◆ Aim
Leave out the images and repeat the listing below without a single change.

◆ Data extract
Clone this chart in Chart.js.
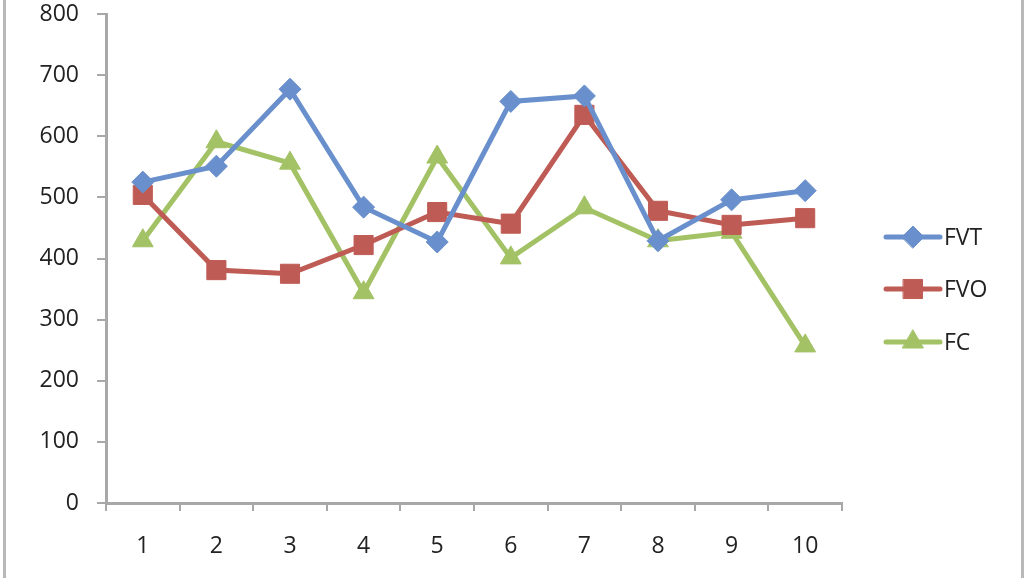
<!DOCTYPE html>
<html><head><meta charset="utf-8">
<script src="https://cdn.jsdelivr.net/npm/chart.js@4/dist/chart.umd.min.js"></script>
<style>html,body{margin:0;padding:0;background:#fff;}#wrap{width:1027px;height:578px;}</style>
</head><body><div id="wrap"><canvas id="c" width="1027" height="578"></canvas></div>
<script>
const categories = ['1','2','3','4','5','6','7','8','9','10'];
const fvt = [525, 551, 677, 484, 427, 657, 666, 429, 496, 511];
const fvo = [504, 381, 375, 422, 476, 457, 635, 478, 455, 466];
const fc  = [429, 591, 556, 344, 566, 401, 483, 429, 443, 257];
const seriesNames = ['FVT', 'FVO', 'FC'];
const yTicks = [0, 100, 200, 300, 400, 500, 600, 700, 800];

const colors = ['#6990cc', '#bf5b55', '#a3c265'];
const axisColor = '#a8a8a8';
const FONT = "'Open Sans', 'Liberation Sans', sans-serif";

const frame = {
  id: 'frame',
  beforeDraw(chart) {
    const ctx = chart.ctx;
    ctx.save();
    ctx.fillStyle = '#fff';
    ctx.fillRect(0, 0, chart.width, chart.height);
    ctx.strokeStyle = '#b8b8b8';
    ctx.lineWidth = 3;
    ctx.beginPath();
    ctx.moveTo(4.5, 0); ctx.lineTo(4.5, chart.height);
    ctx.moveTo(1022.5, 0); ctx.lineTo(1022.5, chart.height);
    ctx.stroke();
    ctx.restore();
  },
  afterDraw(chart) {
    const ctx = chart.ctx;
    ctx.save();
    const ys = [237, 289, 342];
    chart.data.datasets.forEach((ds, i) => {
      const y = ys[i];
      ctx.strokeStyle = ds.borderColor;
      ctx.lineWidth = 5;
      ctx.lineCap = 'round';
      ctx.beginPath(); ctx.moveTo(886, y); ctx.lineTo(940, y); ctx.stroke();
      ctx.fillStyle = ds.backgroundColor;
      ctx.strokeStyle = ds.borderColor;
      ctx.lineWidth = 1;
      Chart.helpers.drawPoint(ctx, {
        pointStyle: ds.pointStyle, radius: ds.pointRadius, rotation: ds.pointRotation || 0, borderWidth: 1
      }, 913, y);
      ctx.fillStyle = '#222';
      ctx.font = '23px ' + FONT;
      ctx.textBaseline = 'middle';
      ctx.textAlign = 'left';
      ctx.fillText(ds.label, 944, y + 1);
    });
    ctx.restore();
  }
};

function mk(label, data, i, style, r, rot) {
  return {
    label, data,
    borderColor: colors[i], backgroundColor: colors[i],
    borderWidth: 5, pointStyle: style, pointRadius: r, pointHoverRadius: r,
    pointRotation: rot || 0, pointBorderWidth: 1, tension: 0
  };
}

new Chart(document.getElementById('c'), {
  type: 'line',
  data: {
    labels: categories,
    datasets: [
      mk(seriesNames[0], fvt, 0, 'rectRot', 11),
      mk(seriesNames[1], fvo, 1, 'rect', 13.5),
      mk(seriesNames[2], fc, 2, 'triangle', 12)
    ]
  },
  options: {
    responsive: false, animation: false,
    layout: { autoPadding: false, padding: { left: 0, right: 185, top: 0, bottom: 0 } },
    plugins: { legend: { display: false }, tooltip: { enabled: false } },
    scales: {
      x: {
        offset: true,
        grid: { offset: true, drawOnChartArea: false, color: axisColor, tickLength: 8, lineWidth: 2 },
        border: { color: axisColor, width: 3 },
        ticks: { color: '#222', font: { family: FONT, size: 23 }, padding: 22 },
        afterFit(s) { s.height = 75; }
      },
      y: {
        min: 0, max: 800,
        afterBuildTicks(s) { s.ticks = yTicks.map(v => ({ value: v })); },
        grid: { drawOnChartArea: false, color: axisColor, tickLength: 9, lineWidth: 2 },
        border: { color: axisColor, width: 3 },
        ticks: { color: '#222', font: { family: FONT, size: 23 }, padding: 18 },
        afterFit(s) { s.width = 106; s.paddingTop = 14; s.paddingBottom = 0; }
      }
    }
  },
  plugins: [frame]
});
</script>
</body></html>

◆ The response
Clone this chart in Chart.js.
<!DOCTYPE html>
<html><head><meta charset="utf-8">
<script src="https://cdn.jsdelivr.net/npm/chart.js@4/dist/chart.umd.min.js"></script>
<style>html,body{margin:0;padding:0;background:#fff;}#wrap{width:1027px;height:578px;}</style>
</head><body><div id="wrap"><canvas id="c" width="1027" height="578"></canvas></div>
<script>
const categories = ['1','2','3','4','5','6','7','8','9','10'];
const fvt = [525, 551, 677, 484, 427, 657, 666, 429, 496, 511];
const fvo = [504, 381, 375, 422, 476, 457, 635, 478, 455, 466];
const fc  = [429, 591, 556, 344, 566, 401, 483, 429, 443, 257];
const seriesNames = ['FVT', 'FVO', 'FC'];
const yTicks = [0, 100, 200, 300, 400, 500, 600, 700, 800];

const colors = ['#6990cc', '#bf5b55', '#a3c265'];
const axisColor = '#a8a8a8';
const FONT = "'Open Sans', 'Liberation Sans', sans-serif";

const frame = {
  id: 'frame',
  beforeDraw(chart) {
    const ctx = chart.ctx;
    ctx.save();
    ctx.fillStyle = '#fff';
    ctx.fillRect(0, 0, chart.width, chart.height);
    ctx.strokeStyle = '#b8b8b8';
    ctx.lineWidth = 3;
    ctx.beginPath();
    ctx.moveTo(4.5, 0); ctx.lineTo(4.5, chart.height);
    ctx.moveTo(1022.5, 0); ctx.lineTo(1022.5, chart.height);
    ctx.stroke();
    ctx.restore();
  },
  afterDraw(chart) {
    const ctx = chart.ctx;
    ctx.save();
    const ys = [237, 289, 342];
    chart.data.datasets.forEach((ds, i) => {
      const y = ys[i];
      ctx.strokeStyle = ds.borderColor;
      ctx.lineWidth = 5;
      ctx.lineCap = 'round';
      ctx.beginPath(); ctx.moveTo(886, y); ctx.lineTo(940, y); ctx.stroke();
      ctx.fillStyle = ds.backgroundColor;
      ctx.strokeStyle = ds.borderColor;
      ctx.lineWidth = 1;
      Chart.helpers.drawPoint(ctx, {
        pointStyle: ds.pointStyle, radius: ds.pointRadius, rotation: ds.pointRotation || 0, borderWidth: 1
      }, 913, y);
      ctx.fillStyle = '#222';
      ctx.font = '23px ' + FONT;
      ctx.textBaseline = 'middle';
      ctx.textAlign = 'left';
      ctx.fillText(ds.label, 944, y + 1);
    });
    ctx.restore();
  }
};

function mk(label, data, i, style, r, rot) {
  return {
    label, data,
    borderColor: colors[i], backgroundColor: colors[i],
    borderWidth: 5, pointStyle: style, pointRadius: r, pointHoverRadius: r,
    pointRotation: rot || 0, pointBorderWidth: 1, tension: 0
  };
}

new Chart(document.getElementById('c'), {
  type: 'line',
  data: {
    labels: categories,
    datasets: [
      mk(seriesNames[0], fvt, 0, 'rectRot', 11),
      mk(seriesNames[1], fvo, 1, 'rect', 13.5),
      mk(seriesNames[2], fc, 2, 'triangle', 12)
    ]
  },
  options: {
    responsive: false, animation: false,
    layout: { autoPadding: false, padding: { left: 0, right: 185, top: 0, bottom: 0 } },
    plugins: { legend: { display: false }, tooltip: { enabled: false } },
    scales: {
      x: {
        offset: true,
        grid: { offset: true, drawOnChartArea: false, color: axisColor, tickLength: 8, lineWidth: 2 },
        border: { color: axisColor, width: 3 },
        ticks: { color: '#222', font: { family: FONT, size: 23 }, padding: 22 },
        afterFit(s) { s.height = 75; }
      },
      y: {
        min: 0, max: 800,
        afterBuildTicks(s) { s.ticks = yTicks.map(v => ({ value: v })); },
        grid: { drawOnChartArea: false, color: axisColor, tickLength: 9, lineWidth: 2 },
        border: { color: axisColor, width: 3 },
        ticks: { color: '#222', font: { family: FONT, size: 23 }, padding: 18 },
        afterFit(s) { s.width = 106; s.paddingTop = 14; s.paddingBottom = 0; }
      }
    }
  },
  plugins: [frame]
});
</script>
</body></html>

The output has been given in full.